= WHAT IS NEEDED =
Identify every line in the records below that contains the word "code", and reproduce each one.

= PROVIDED DATA =
▼

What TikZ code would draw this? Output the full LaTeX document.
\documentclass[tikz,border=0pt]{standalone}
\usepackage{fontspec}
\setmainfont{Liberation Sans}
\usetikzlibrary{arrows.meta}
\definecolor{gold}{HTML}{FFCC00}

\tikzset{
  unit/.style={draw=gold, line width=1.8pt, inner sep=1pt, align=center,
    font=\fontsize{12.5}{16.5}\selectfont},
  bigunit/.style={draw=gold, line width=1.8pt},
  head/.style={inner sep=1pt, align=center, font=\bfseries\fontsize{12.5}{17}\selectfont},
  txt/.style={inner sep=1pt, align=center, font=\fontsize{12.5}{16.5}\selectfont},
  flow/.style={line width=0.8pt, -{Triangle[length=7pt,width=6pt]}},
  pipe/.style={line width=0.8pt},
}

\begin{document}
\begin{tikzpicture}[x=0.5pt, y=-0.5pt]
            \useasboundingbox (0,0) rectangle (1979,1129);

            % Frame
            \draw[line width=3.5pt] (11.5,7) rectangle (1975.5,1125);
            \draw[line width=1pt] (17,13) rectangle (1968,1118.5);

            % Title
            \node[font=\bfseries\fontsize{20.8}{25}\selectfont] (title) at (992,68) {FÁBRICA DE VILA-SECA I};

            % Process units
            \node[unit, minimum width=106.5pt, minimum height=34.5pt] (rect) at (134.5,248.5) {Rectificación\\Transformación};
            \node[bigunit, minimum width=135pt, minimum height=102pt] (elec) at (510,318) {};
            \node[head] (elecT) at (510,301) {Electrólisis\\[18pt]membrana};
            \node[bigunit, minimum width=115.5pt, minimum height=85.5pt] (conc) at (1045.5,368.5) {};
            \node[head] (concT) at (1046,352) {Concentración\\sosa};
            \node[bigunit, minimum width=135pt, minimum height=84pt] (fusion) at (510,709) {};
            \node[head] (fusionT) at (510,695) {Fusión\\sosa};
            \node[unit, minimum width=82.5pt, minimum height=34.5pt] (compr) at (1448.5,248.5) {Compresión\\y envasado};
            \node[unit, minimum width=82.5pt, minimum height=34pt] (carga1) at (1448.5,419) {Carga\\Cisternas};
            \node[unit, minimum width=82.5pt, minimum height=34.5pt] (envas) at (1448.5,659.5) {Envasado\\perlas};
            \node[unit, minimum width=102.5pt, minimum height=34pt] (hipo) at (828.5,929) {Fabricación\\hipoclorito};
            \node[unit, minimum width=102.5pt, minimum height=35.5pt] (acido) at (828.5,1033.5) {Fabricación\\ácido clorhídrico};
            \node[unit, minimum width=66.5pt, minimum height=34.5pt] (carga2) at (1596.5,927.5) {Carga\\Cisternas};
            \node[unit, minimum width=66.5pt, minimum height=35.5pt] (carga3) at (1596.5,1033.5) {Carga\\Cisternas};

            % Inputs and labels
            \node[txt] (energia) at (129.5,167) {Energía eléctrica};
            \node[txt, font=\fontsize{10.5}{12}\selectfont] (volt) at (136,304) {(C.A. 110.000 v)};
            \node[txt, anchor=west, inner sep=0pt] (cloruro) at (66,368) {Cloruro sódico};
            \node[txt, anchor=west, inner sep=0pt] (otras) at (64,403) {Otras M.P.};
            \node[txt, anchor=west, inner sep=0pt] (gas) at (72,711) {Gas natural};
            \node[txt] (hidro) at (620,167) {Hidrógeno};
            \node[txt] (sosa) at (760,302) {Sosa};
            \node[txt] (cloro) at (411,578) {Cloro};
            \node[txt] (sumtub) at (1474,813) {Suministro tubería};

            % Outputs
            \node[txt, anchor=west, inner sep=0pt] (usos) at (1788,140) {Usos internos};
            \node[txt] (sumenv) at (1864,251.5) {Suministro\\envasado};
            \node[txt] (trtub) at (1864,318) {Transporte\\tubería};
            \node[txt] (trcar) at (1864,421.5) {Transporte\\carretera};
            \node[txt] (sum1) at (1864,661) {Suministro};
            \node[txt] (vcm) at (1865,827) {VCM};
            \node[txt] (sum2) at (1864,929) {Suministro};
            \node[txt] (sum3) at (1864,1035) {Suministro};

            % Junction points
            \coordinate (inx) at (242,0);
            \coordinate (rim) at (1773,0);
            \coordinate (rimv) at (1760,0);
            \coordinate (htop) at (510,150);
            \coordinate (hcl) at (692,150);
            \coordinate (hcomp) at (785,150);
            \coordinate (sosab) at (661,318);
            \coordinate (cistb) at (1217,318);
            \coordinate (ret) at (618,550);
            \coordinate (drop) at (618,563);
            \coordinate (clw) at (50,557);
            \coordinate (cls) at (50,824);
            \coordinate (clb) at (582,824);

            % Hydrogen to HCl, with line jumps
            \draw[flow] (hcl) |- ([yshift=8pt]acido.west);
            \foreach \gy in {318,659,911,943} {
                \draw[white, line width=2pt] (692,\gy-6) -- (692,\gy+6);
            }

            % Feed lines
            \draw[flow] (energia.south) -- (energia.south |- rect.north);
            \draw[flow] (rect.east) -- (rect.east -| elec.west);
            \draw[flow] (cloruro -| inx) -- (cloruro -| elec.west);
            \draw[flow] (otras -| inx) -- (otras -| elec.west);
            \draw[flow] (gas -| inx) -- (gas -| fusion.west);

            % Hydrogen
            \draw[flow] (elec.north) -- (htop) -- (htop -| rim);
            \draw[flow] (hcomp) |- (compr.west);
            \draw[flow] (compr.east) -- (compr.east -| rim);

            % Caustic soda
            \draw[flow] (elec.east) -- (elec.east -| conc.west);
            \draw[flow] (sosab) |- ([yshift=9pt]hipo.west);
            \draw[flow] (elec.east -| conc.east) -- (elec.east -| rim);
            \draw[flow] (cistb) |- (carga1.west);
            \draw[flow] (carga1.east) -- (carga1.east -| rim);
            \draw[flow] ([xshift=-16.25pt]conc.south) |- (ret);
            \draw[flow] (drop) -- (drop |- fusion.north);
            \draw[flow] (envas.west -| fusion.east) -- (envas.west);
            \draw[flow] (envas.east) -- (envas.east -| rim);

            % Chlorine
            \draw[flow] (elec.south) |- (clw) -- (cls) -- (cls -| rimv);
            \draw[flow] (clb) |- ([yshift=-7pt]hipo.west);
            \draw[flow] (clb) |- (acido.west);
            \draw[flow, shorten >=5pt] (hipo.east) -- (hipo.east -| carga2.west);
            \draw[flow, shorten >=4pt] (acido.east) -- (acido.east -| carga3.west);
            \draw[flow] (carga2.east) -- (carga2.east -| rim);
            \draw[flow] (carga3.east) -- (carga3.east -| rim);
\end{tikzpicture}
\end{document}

▲
▼

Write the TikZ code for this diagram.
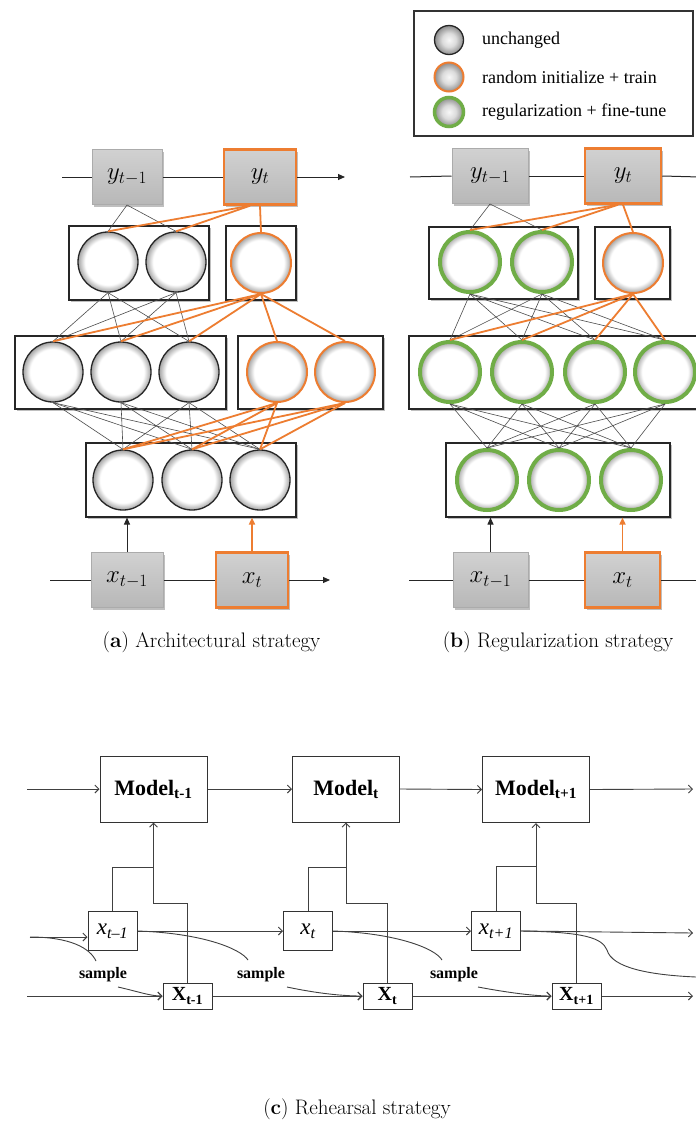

▲

= SOLUTION TO THE EXERCISE =
What TikZ code would draw this? Output the full LaTeX document.
Write the TikZ code for this diagram.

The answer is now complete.